A New York state Democrat has taken up the charge pushing for the Mario Cuomo Bridge to revert to its original name, the Tappan Zee Bridge.
“This is nothing against the Cuomos,” State Sen. James Skoufis, D-Woodbury, said. He added that the process to originally rename the bridge was “unseemly” and that he would support dedicating another bridge, tunnel or roadway to the former New York governor.
“There was no public input, there was no feedback outreach. And if they had done that outreach, they would have heard, the governor’s office, that people did not want the name to change,” Skoufis added. “And so we’re trying to right this wrong with this bill.”
The three-mile bridge originally bore the name Tappan Zee since it opened in 1955 but was renamed after the three-term New York governor in 2017 after a new bridge was built to replace the original. Mario Cuomo served as governor from 1983 to 1995, leaving office after the 1994 election with a loss to Republican challenger George Pataki.
Republicans have championed the renaming for several years, but Skoufis took up the charge after taking his seat and inheriting it from his predecessor, Republican Sen. Mike Martucci.
“Everyone in the Hudson Valley still calls the bridge the Tappan Zee for a reason,” Skoufis told the New York Post in February. “It’s the rightful name.”
An effort to pass the bill last term met with failure in April, but sponsors believe the bill could find greater success with New York Gov. Kathy Hochul in charge to pass the final measure.
Hochul did not commit to the measure, saying it has to “pass legislation before it gets my attention,” ABC 7 reported.
Two New York State Assembly Democrats from the Hudson Valley have voiced differing opinions on the bill, with Ken Zebrowski supporting it and MaryJane Shimsky arguing it was a distraction from “prioritizing … our time and energy to fixing more of our crumbling roads and bridges.”
Skoufis stressed the bill needs an Assembly sponsor, likely a Democrat, to help push it through the legislative body that is two-thirds Democratic. Without the sponsor, the bill would likely need to pass as an addition to the budget, due in April, or as part of an omnibus, The Journal News reported.
Four Democrats sponsored the bill in the Assembly last year, and Assemblyman John McGowan, R-Pearl River, said he would work with “anybody, Republican or Democrat,” to ensure it succeeds.

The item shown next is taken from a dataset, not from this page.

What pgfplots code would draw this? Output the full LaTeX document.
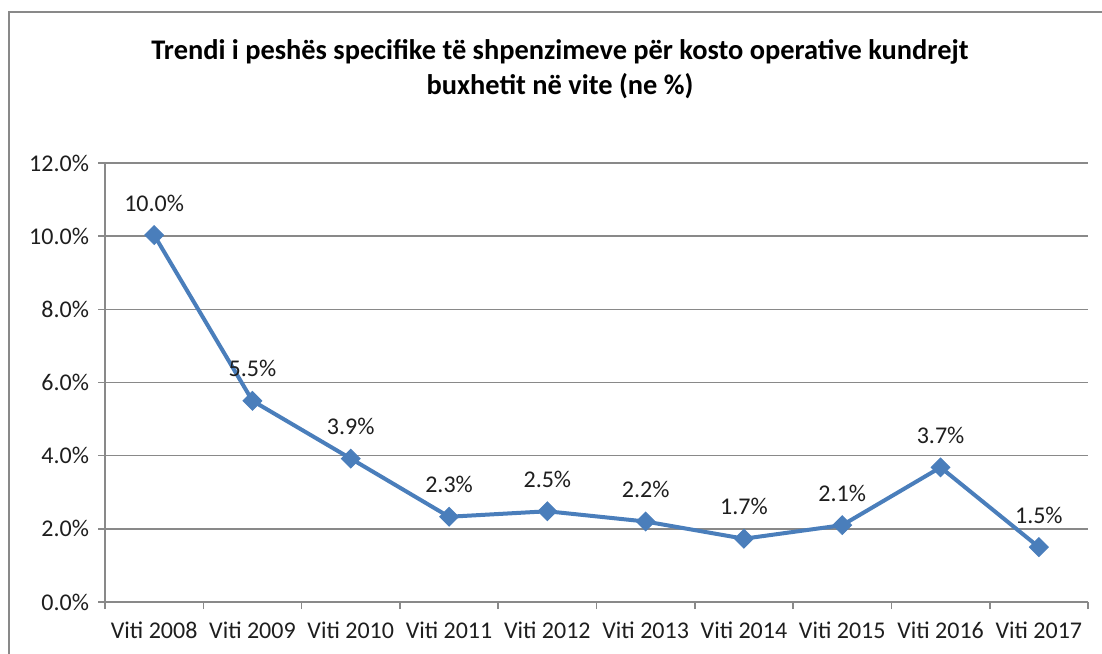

“The reality is being a Republican and trying to pass legislation is much more difficult than for my colleagues in the majority,” McGowan told the Post, adding that “good ideas are good ideas.”
The measure has gained increased support following former New York Gov. Andrew Cuomo’s sexual misconduct allegations. Andrew Cuomo allegedly strong-armed legislators into adopting the name as part of a late-night push in a major omnibus bill in 2017 as the structure neared completion.